# WHAT YOU NEED TO DO
In the material below, please retype the lines from the very first through the one with "import * as", exactly and without pictures.
········
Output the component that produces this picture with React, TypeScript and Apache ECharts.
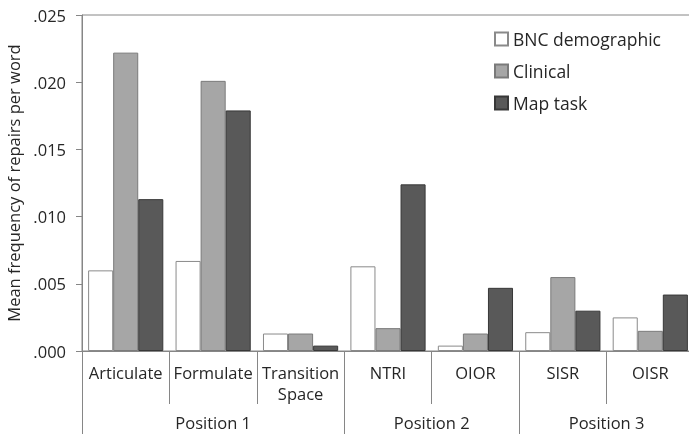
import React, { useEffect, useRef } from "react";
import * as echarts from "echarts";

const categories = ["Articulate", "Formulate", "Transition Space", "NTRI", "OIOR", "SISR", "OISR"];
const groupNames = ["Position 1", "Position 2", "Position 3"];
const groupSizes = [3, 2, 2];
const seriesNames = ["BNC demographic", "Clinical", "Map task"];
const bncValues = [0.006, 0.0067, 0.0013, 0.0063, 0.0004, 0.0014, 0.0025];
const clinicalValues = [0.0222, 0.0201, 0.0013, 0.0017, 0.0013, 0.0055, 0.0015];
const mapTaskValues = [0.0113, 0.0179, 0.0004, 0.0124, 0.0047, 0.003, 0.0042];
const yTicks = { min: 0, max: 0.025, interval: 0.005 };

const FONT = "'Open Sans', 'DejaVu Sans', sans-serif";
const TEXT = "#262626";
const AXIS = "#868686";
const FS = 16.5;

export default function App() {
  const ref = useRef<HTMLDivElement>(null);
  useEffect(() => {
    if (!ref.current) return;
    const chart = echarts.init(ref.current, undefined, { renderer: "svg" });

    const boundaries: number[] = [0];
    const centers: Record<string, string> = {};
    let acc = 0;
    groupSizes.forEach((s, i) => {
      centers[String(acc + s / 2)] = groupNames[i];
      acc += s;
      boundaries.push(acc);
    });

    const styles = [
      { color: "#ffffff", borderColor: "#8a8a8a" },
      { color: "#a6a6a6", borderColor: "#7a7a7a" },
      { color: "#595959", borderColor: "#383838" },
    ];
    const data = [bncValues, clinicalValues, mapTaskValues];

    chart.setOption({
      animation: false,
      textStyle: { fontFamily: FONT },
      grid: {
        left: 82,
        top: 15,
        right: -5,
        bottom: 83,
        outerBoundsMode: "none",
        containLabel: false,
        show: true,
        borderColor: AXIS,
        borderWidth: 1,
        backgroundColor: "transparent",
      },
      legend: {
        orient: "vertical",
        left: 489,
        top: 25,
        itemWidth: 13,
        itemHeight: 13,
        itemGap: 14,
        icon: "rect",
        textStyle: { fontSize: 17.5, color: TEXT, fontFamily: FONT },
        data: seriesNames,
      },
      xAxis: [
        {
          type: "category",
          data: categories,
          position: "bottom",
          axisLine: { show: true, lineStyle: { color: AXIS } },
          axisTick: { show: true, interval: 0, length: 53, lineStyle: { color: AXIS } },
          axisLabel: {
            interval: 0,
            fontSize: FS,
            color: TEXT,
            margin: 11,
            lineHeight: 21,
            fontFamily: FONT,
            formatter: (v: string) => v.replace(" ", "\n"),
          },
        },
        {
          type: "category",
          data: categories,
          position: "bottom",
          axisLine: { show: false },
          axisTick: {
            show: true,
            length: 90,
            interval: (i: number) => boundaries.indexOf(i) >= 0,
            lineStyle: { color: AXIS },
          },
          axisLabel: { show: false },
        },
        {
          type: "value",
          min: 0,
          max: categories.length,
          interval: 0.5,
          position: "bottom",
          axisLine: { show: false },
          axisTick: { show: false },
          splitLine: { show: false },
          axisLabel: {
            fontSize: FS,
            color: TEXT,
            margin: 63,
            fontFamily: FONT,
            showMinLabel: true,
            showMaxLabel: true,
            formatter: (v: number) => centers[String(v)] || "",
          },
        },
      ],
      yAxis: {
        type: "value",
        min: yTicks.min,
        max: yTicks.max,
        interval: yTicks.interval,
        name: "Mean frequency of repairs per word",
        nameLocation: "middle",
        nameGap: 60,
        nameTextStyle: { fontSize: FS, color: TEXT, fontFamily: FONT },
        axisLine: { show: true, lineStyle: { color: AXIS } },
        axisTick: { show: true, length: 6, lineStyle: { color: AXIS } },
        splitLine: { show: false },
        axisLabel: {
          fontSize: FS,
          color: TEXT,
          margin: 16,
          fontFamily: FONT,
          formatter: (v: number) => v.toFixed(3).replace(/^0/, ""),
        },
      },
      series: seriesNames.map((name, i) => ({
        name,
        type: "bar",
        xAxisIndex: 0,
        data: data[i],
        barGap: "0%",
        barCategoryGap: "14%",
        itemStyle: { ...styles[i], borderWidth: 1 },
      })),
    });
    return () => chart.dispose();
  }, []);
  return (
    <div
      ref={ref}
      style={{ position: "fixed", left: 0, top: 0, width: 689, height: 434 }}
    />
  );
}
········
# EXERCISE RESPONSE
Output the component that produces this picture with React, TypeScript and Apache ECharts.
import React, { useEffect, useRef } from "react";
import * as echarts from "echarts";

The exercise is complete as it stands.